§ Information supplied
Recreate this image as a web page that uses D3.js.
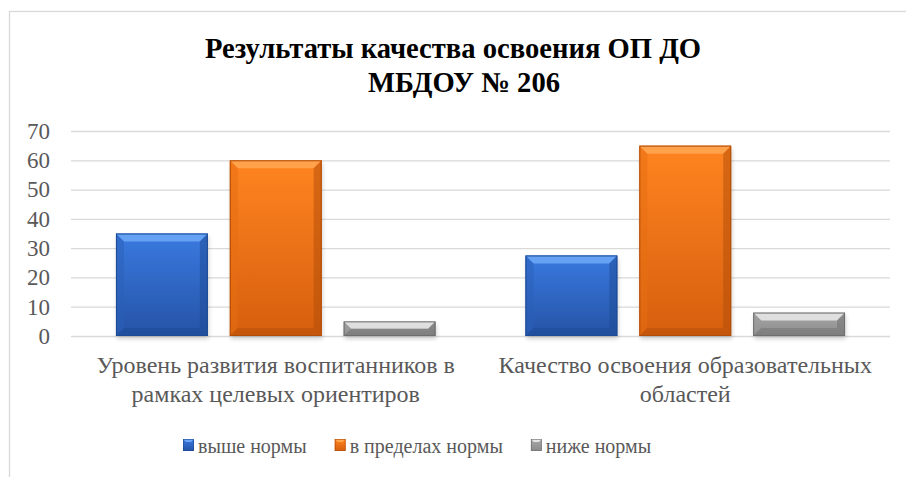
<!DOCTYPE html>
<html>
<head>
<meta charset="utf-8">
<script src="https://cdn.jsdelivr.net/npm/d3@7"></script>
<style>
  body { margin: 0; background: #fff; }
</style>
</head>
<body>
<div class="chart"></div>
<script>
// data
var categories = ['Уровень развития воспитанников в рамках целевых ориентиров',
                  'Качество освоения образовательных областей'];
var categoryLines = [['Уровень развития воспитанников в', 'рамках целевых ориентиров'],
                     ['Качество освоения образовательных', 'областей']];
var seriesNames = ['выше нормы', 'в пределах нормы', 'ниже нормы'];
var aboveNorm = [35, 27.5];
var withinNorm = [60, 65];
var belowNorm = [5, 8];
var yTicks = [0, 10, 20, 30, 40, 50, 60, 70];
var titleLines = ['Результаты качества освоения ОП ДО', 'МБДОУ № 206'];

var seriesValues = [aboveNorm, withinNorm, belowNorm];

// Liberation Serif has no cyrillic here, Tinos alias does
var FONT = "Tinos, serif";
var W = 906, H = 477;
var margin = {top: 131, right: 16, bottom: 141, left: 71};
var width = W - margin.left - margin.right;
var height = H - margin.top - margin.bottom;

// gradient top/bottom, top bevel, side and edge shades
var palette = [
    {top: '#3a7ae0', bottom: '#2553a6', bevel: '#6aa6f5', side: '#2a5fb8', edge: '#1d4a94'},
    {top: '#ff8420', bottom: '#d65f0e', bevel: '#ffa550', side: '#e56d12', edge: '#b04c08'},
    {top: '#a8a8a8', bottom: '#8a8a8a', bevel: '#e6e6e6', side: '#9a9a9a', edge: '#6e6e6e'}
];

var x0 = d3.scaleBand()
    .domain(categories)
    .range([0, width])
    .padding(0);

var x1 = d3.scaleBand()
    .domain(seriesNames)
    .range([0, x0.bandwidth()])
    .paddingInner(0.193)
    .paddingOuter(0.395);

var y = d3.scaleLinear()
    .domain([0, 70])
    .range([height, 0]);

var svg = d3.select('.chart').append('svg')
    .attr('width', W)
    .attr('height', H);

var defs = svg.append('defs');
palette.forEach(function(p, i) {
    var g = defs.append('linearGradient')
        .attr('id', 'grad' + i)
        .attr('x1', 0).attr('y1', 0).attr('x2', 0).attr('y2', 1);
    g.append('stop').attr('offset', '0%').attr('stop-color', p.top);
    g.append('stop').attr('offset', '100%').attr('stop-color', p.bottom);
});
var blur = defs.append('filter').attr('id', 'shadow')
    .attr('x', '-20%').attr('y', '-20%').attr('width', '140%').attr('height', '140%');
blur.append('feGaussianBlur').attr('stdDeviation', 2);

// chart border
svg.append('rect')
    .attr('x', 9.5).attr('y', 11.5)
    .attr('width', W).attr('height', H)
    .attr('fill', 'none')
    .attr('stroke', '#d9d9d9')
    .attr('stroke-width', 1.3);

// title
var title = svg.append('g').attr('class', 'title');
title.selectAll('text')
    .data(titleLines)
    .enter().append('text')
    .attr('x', function(d, i) { return i === 0 ? 453 : 464; })
    .attr('y', function(d, i) { return 58 + i * 34; })
    .attr('text-anchor', 'middle')
    .style('font-family', FONT)
    .style('font-size', '28.6px')
    .style('font-weight', 'bold')
    .attr('fill', '#000')
    .text(function(d) { return d; });

var plot = svg.append('g')
    .attr('transform', `translate(${margin.left},${margin.top})`);

// gridlines and y labels
var yAxis = plot.append('g')
    .attr('class', 'axis axis--y')
    .call(d3.axisLeft(y).tickValues(yTicks).tickSize(-width).tickPadding(21));
yAxis.attr('font-family', null).attr('font-size', null);
yAxis.select('.domain').remove();
yAxis.selectAll('line')
    .attr('stroke', '#d9d9d9')
    .attr('stroke-width', 1.3);
yAxis.selectAll('text')
    .attr('fill', '#595959')
    .style('font-size', '23px')
    .style('font-family', FONT);

// bars
var groups = plot.selectAll('.group')
    .data(categories)
    .enter().append('g')
    .attr('class', 'group')
    .attr('transform', d => `translate(${x0(d)},0)`);

var bars = groups.selectAll('.bar')
    .data(function(c, ci) {
        return seriesNames.map(function(s, si) {
            return {series: s, si: si, value: seriesValues[si][ci]};
        });
    })
    .enter().append('g')
    .attr('class', 'bar');

var bev = 8;
bars.each(function(d) {
    var g = d3.select(this);
    var p = palette[d.si];
    var bx = x1(d.series), bw = x1.bandwidth();
    var by = y(d.value), bh = y(0) - y(d.value);
    var b = Math.min(bev, bh / 2);

    g.append('rect')
        .attr('x', bx + 1).attr('y', by + 3)
        .attr('width', bw).attr('height', bh)
        .attr('fill', '#000').attr('opacity', 0.18)
        .attr('filter', 'url(#shadow)');
    g.append('rect')
        .attr('x', bx).attr('y', by)
        .attr('width', bw).attr('height', bh)
        .attr('fill', 'url(#grad' + d.si + ')');
    // top bevel
    g.append('polygon')
        .attr('points', [[bx, by], [bx + bw, by], [bx + bw - b, by + b], [bx + b, by + b]].join(' '))
        .attr('fill', p.bevel).attr('opacity', 0.9);
    // left / right bevels
    g.append('polygon')
        .attr('points', [[bx, by], [bx + b, by + b], [bx + b, by + bh - b], [bx, by + bh]].join(' '))
        .attr('fill', p.side).attr('opacity', 0.5);
    g.append('polygon')
        .attr('points', [[bx + bw, by], [bx + bw - b, by + b], [bx + bw - b, by + bh - b], [bx + bw, by + bh]].join(' '))
        .attr('fill', p.edge).attr('opacity', 0.5);
    // bottom bevel
    g.append('polygon')
        .attr('points', [[bx, by + bh], [bx + b, by + bh - b], [bx + bw - b, by + bh - b], [bx + bw, by + bh]].join(' '))
        .attr('fill', p.edge).attr('opacity', 0.45);
    g.append('rect')
        .attr('x', bx + 0.5).attr('y', by + 0.5)
        .attr('width', bw - 1).attr('height', bh - 1)
        .attr('fill', 'none')
        .attr('stroke', p.edge).attr('stroke-width', 1);
});

// category labels, one text per line
var xLabels = plot.append('g').attr('class', 'axis axis--x');
categories.forEach(function(c, i) {
    var cx = x0(c) + x0.bandwidth() / 2;
    xLabels.selectAll('.lbl' + i)
        .data(categoryLines[i])
        .enter().append('text')
        .attr('class', 'lbl' + i)
        .attr('x', cx)
        .attr('y', (d, li) => height + 37 + li * 29)
        .attr('text-anchor', 'middle')
        .attr('fill', '#595959')
        .style('font-family', FONT)
        .style('font-size', '24px')
        .text(d => d);
});

// legend
var legend = svg.append('g').attr('class', 'legend');
var lx = 183;
seriesNames.forEach(function(s, i) {
    var p = palette[i];
    var item = legend.append('g').attr('transform', `translate(${lx},0)`);
    item.append('rect')
        .attr('x', 0).attr('y', 439)
        .attr('width', 11).attr('height', 12)
        .attr('fill', 'url(#grad' + i + ')');
    item.append('polygon')
        .attr('points', [[0, 439], [11, 439], [8, 442], [3, 442]].join(' '))
        .attr('fill', p.bevel);
    item.append('rect')
        .attr('x', 0.5).attr('y', 439.5)
        .attr('width', 10).attr('height', 11)
        .attr('fill', 'none').attr('stroke', p.edge).attr('stroke-width', 0.6);
    var txt = item.append('text')
        .attr('x', 15).attr('y', 453)
        .attr('fill', '#595959')
        .style('font-family', FONT)
        .style('font-size', '20px')
        .text(s);
    lx += 15 + txt.node().getComputedTextLength() + 28;
});
</script>
</body>
</html>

§ Problem to solve
Starting with the first line of the data above and ending with the line containing "var seriesValues = [aboveNorm, withinNorm, belowNorm];", please restate every line exactly, leaving images out.

§ Expected output
Recreate this image as a web page that uses D3.js.
<!DOCTYPE html>
<html>
<head>
<meta charset="utf-8">
<script src="https://cdn.jsdelivr.net/npm/d3@7"></script>
<style>
  body { margin: 0; background: #fff; }
</style>
</head>
<body>
<div class="chart"></div>
<script>
// data
var categories = ['Уровень развития воспитанников в рамках целевых ориентиров',
                  'Качество освоения образовательных областей'];
var categoryLines = [['Уровень развития воспитанников в', 'рамках целевых ориентиров'],
                     ['Качество освоения образовательных', 'областей']];
var seriesNames = ['выше нормы', 'в пределах нормы', 'ниже нормы'];
var aboveNorm = [35, 27.5];
var withinNorm = [60, 65];
var belowNorm = [5, 8];
var yTicks = [0, 10, 20, 30, 40, 50, 60, 70];
var titleLines = ['Результаты качества освоения ОП ДО', 'МБДОУ № 206'];

var seriesValues = [aboveNorm, withinNorm, belowNorm];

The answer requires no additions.